Recorded information:

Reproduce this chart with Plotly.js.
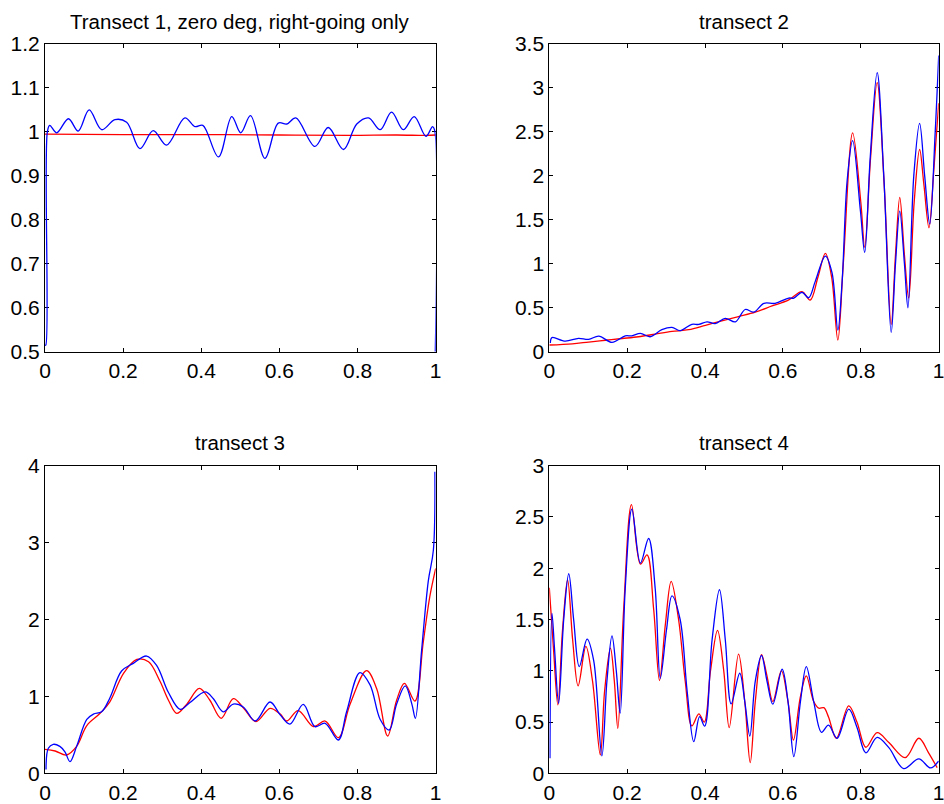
<!DOCTYPE html>
<html>
<head>
<meta charset="utf-8">
<script src="https://cdn.plot.ly/plotly-3.0.1.min.js"></script>
<style>html,body{margin:0;padding:0;background:#fff;}#chart{width:944px;height:804px;}</style>
</head>
<body>
<div id="chart"></div>
<script>
// ---- Data ----
const titles = ["Transect 1, zero deg, right-going only", "transect 2", "transect 3", "transect 4"];

// Transect 1
const t1BlueX = [0, 0.002, 0.006, 0.012, 0.030, 0.060, 0.085, 0.113, 0.145, 0.179, 0.209, 0.243, 0.277, 0.311, 0.358, 0.384, 0.404, 0.444, 0.478, 0.501, 0.526, 0.563, 0.597, 0.619, 0.642, 0.691, 0.725, 0.764, 0.798, 0.828, 0.858, 0.887, 0.917, 0.945, 0.975, 0.992, 0.997, 0.999];
const t1BlueY = [0.515, 0.515, 1.0, 1.015, 0.998, 1.030, 1.002, 1.050, 1.005, 1.028, 1.022, 0.962, 1.003, 0.970, 1.032, 1.012, 1.015, 0.943, 1.035, 0.998, 1.037, 0.940, 1.020, 1.018, 1.032, 0.967, 1.010, 0.960, 1.018, 1.032, 1.005, 1.045, 1.005, 1.035, 0.990, 1.012, 1.005, 0.5];
const t1RedX = [0, 0.2, 0.4, 0.6, 0.78, 0.9, 0.975, 1.0];
const t1RedY = [0.995, 0.994, 0.994, 0.993, 0.992, 0.993, 0.992, 0.993];

// Transect 2
const t2BlueX = [0.0026, 0.0068, 0.041, 0.075, 0.101, 0.127, 0.161, 0.195, 0.212, 0.234, 0.259, 0.289, 0.315, 0.336, 0.366, 0.384, 0.405, 0.426, 0.452, 0.478, 0.503, 0.525, 0.551, 0.580, 0.615, 0.628, 0.649, 0.666, 0.683, 0.709, 0.726, 0.741, 0.752, 0.765, 0.779, 0.799, 0.810, 0.824, 0.842, 0.859, 0.878, 0.889, 0.900, 0.912, 0.921, 0.936, 0.951, 0.964, 0.977, 0.991, 1.0];
const t2BlueY = [0.10, 0.16, 0.12, 0.152, 0.14, 0.178, 0.106, 0.18, 0.18, 0.209, 0.17, 0.25, 0.277, 0.24, 0.311, 0.31, 0.34, 0.32, 0.38, 0.34, 0.48, 0.45, 0.55, 0.55, 0.61, 0.61, 0.675, 0.614, 0.80, 1.088, 0.90, 0.246, 0.80, 1.95, 2.40, 1.6, 1.13, 2.2, 3.174, 2.0, 0.22, 1.0, 1.60, 1.0, 0.50, 2.0, 2.597, 2.0, 1.452, 2.5, 3.37];
const t2RedX = [0, 0.059, 0.101, 0.144, 0.187, 0.229, 0.272, 0.315, 0.358, 0.401, 0.443, 0.486, 0.529, 0.572, 0.615, 0.649, 0.670, 0.690, 0.709, 0.725, 0.741, 0.755, 0.779, 0.800, 0.810, 0.825, 0.842, 0.860, 0.878, 0.889, 0.900, 0.912, 0.923, 0.937, 0.951, 0.962, 0.975, 0.988, 1.0];
const t2RedY = [0.076, 0.09, 0.11, 0.13, 0.15, 0.17, 0.20, 0.23, 0.25, 0.30, 0.35, 0.40, 0.45, 0.52, 0.59, 0.683, 0.588, 0.85, 1.119, 0.85, 0.133, 1.0, 2.49, 1.7, 1.187, 2.2, 3.06, 1.9, 0.31, 1.1, 1.756, 1.1, 0.61, 1.7, 2.30, 1.9, 1.41, 2.1, 2.825];

// Transect 3
const t3BlueX = [0.0026, 0.0085, 0.021, 0.038, 0.051, 0.064, 0.081, 0.107, 0.124, 0.145, 0.166, 0.196, 0.226, 0.260, 0.286, 0.316, 0.346, 0.371, 0.410, 0.431, 0.456, 0.482, 0.508, 0.538, 0.576, 0.602, 0.627, 0.661, 0.691, 0.717, 0.751, 0.772, 0.806, 0.832, 0.858, 0.881, 0.900, 0.922, 0.939, 0.948, 0.964, 0.981, 0.994, 0.998];
const t3BlueY = [0.05, 0.325, 0.377, 0.35, 0.28, 0.152, 0.35, 0.70, 0.77, 0.80, 0.98, 1.33, 1.43, 1.525, 1.40, 1.05, 0.832, 0.92, 1.06, 0.97, 0.80, 0.90, 0.86, 0.68, 0.927, 0.76, 0.64, 0.897, 0.607, 0.65, 0.433, 0.80, 1.31, 1.15, 0.70, 0.563, 0.90, 1.136, 0.90, 0.715, 1.6, 2.5, 2.90, 3.92];
const t3RedX = [0, 0.026, 0.055, 0.081, 0.107, 0.141, 0.166, 0.201, 0.235, 0.265, 0.294, 0.316, 0.337, 0.363, 0.395, 0.422, 0.451, 0.482, 0.508, 0.540, 0.576, 0.602, 0.619, 0.648, 0.687, 0.717, 0.751, 0.781, 0.823, 0.849, 0.877, 0.900, 0.920, 0.947, 0.968, 0.985, 1.0];
const t3RedY = [0.312, 0.29, 0.238, 0.35, 0.62, 0.78, 0.93, 1.30, 1.48, 1.45, 1.20, 0.95, 0.78, 0.90, 1.105, 0.95, 0.715, 0.97, 0.85, 0.672, 0.845, 0.77, 0.68, 0.815, 0.607, 0.68, 0.464, 0.90, 1.335, 1.10, 0.485, 0.95, 1.17, 0.94, 1.70, 2.30, 2.665];

// Transect 4
const t4BlueX = [0.0017, 0.0068, 0.0137, 0.024, 0.037, 0.050, 0.0625, 0.077, 0.097, 0.114, 0.135, 0.148, 0.161, 0.172, 0.182, 0.195, 0.212, 0.234, 0.255, 0.272, 0.285, 0.301, 0.315, 0.336, 0.354, 0.371, 0.386, 0.399, 0.418, 0.437, 0.452, 0.467, 0.489, 0.502, 0.515, 0.529, 0.545, 0.559, 0.574, 0.598, 0.613, 0.628, 0.645, 0.660, 0.679, 0.699, 0.717, 0.739, 0.769, 0.790, 0.813, 0.842, 0.872, 0.910, 0.949, 0.979, 1.0];
const t4BlueY = [0.146, 1.56, 1.2, 0.683, 1.5, 1.946, 1.5, 1.04, 1.308, 1.1, 0.169, 0.9, 1.34, 1.0, 0.586, 1.8, 2.577, 2.05, 2.29, 1.8, 0.927, 1.4, 1.731, 1.5, 0.8, 0.309, 0.553, 0.46, 1.3, 1.79, 1.3, 0.677, 0.976, 0.7, 0.364, 0.9, 1.149, 0.9, 0.674, 1.015, 0.7, 0.163, 0.7, 1.04, 0.7, 0.40, 0.469, 0.342, 0.625, 0.45, 0.20, 0.351, 0.25, 0.046, 0.14, 0.052, 0.12];
const t4RedX = [0, 0.011, 0.022, 0.034, 0.047, 0.060, 0.074, 0.094, 0.111, 0.131, 0.142, 0.157, 0.167, 0.176, 0.191, 0.211, 0.234, 0.251, 0.268, 0.283, 0.298, 0.313, 0.332, 0.349, 0.366, 0.384, 0.398, 0.414, 0.432, 0.448, 0.462, 0.486, 0.502, 0.516, 0.529, 0.545, 0.559, 0.574, 0.596, 0.613, 0.627, 0.645, 0.660, 0.679, 0.692, 0.705, 0.717, 0.737, 0.769, 0.790, 0.813, 0.842, 0.872, 0.914, 0.949, 0.974, 0.996];
const t4RedY = [1.81, 1.2, 0.667, 1.4, 1.887, 1.3, 0.853, 1.237, 0.9, 0.179, 0.8, 1.22, 0.9, 0.439, 1.6, 2.62, 2.04, 2.13, 1.6, 0.905, 1.45, 1.871, 1.5, 0.9, 0.462, 0.579, 0.5, 1.0, 1.393, 1.0, 0.446, 1.162, 0.7, 0.104, 0.7, 1.158, 0.95, 0.70, 0.999, 0.7, 0.325, 0.75, 0.95, 0.7, 0.635, 0.64, 0.55, 0.342, 0.657, 0.5, 0.254, 0.397, 0.30, 0.153, 0.342, 0.2, 0.055];

const yRanges = [[0.5, 1.2], [0, 3.5], [0, 4], [0, 3]];
const yDticks = [0.1, 0.5, 1, 0.5];
const xTicks = [0, 0.2, 0.4, 0.6, 0.8, 1];
const xTickText = ["0", "0.2", "0.4", "0.6", "0.8", "1"];

// ---- Build ----
const BLUE = "#0000ff", RED = "#ff0000";
const series = [
  [t1BlueX, t1BlueY, t1RedX, t1RedY],
  [t2BlueX, t2BlueY, t2RedX, t2RedY],
  [t3BlueX, t3BlueY, t3RedX, t3RedY],
  [t4BlueX, t4BlueY, t4RedX, t4RedY]
];
const traces = [];
series.forEach((s, i) => {
  const ax = i === 0 ? "" : String(i + 1);
  traces.push({x: s[2], y: s[3], xaxis: "x" + ax, yaxis: "y" + ax, type: "scatter", mode: "lines",
    line: {color: RED, width: 1.3, shape: "spline", smoothing: 1}, hoverinfo: "skip"});
  traces.push({x: s[0], y: s[1], xaxis: "x" + ax, yaxis: "y" + ax, type: "scatter", mode: "lines",
    line: {color: BLUE, width: 1.3, shape: "spline", smoothing: 1}, hoverinfo: "skip"});
});

const W = 944, H = 804;
const xDom = [[45 / W, 435.7 / W], [549.3 / W, 938.7 / W]];
const yDom = [[1 - 351.7 / H, 1 - 44 / H], [1 - 773.3 / H, 1 - 465.7 / H]];
const font = {family: "Liberation Sans, Arial, Helvetica, sans-serif", size: 21, color: "#000"};

const layout = {
  width: W, height: H,
  margin: {l: 0, r: 0, t: 0, b: 0},
  paper_bgcolor: "#fff", plot_bgcolor: "#fff",
  showlegend: false,
  font: font,
  annotations: []
};
for (let i = 0; i < 4; i++) {
  const ax = i === 0 ? "" : String(i + 1);
  const col = i % 2, row = Math.floor(i / 2);
  layout["xaxis" + ax] = {
    domain: xDom[col], anchor: "y" + ax, range: [0, 1],
    tickmode: "array", tickvals: xTicks, ticktext: xTickText,
    showline: true, linecolor: "#000", linewidth: 1, mirror: "allticks",
    ticks: "inside", ticklen: 4, tickcolor: "#000", tickwidth: 1,
    showgrid: false, zeroline: false, tickfont: font, fixedrange: true,
    ticklabeloverflow: "allow", layer: "below traces"
  };
  layout["yaxis" + ax] = {
    domain: yDom[row], anchor: "x" + ax, range: yRanges[i],
    dtick: yDticks[i], tick0: 0,
    showline: true, linecolor: "#000", linewidth: 1, mirror: "allticks",
    ticks: "inside", ticklen: 4, tickcolor: "#000", tickwidth: 1,
    showgrid: false, zeroline: false, tickfont: font, fixedrange: true,
    ticklabeloverflow: "allow", layer: "below traces"
  };
  layout.annotations.push({
    text: titles[i], xref: "x" + ax + " domain", yref: "paper",
    x: 0.5, y: row === 0 ? 1 - 21 / H : 1 - 442.7 / H,
    xanchor: "center", yanchor: "middle", showarrow: false,
    font: {family: font.family, size: 20.5, color: "#000"}
  });
}

Plotly.newPlot("chart", traces, layout, {staticPlot: true, displayModeBar: false});
</script>
</body>
</html>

Given task:
In the data above, please extract the lines from the first one through the line with "zero deg, right-going", exactly, and keep pictures out.

The solution:
Reproduce this chart with Plotly.js.
<!DOCTYPE html>
<html>
<head>
<meta charset="utf-8">
<script src="https://cdn.plot.ly/plotly-3.0.1.min.js"></script>
<style>html,body{margin:0;padding:0;background:#fff;}#chart{width:944px;height:804px;}</style>
</head>
<body>
<div id="chart"></div>
<script>
// ---- Data ----
const titles = ["Transect 1, zero deg, right-going only", "transect 2", "transect 3", "transect 4"];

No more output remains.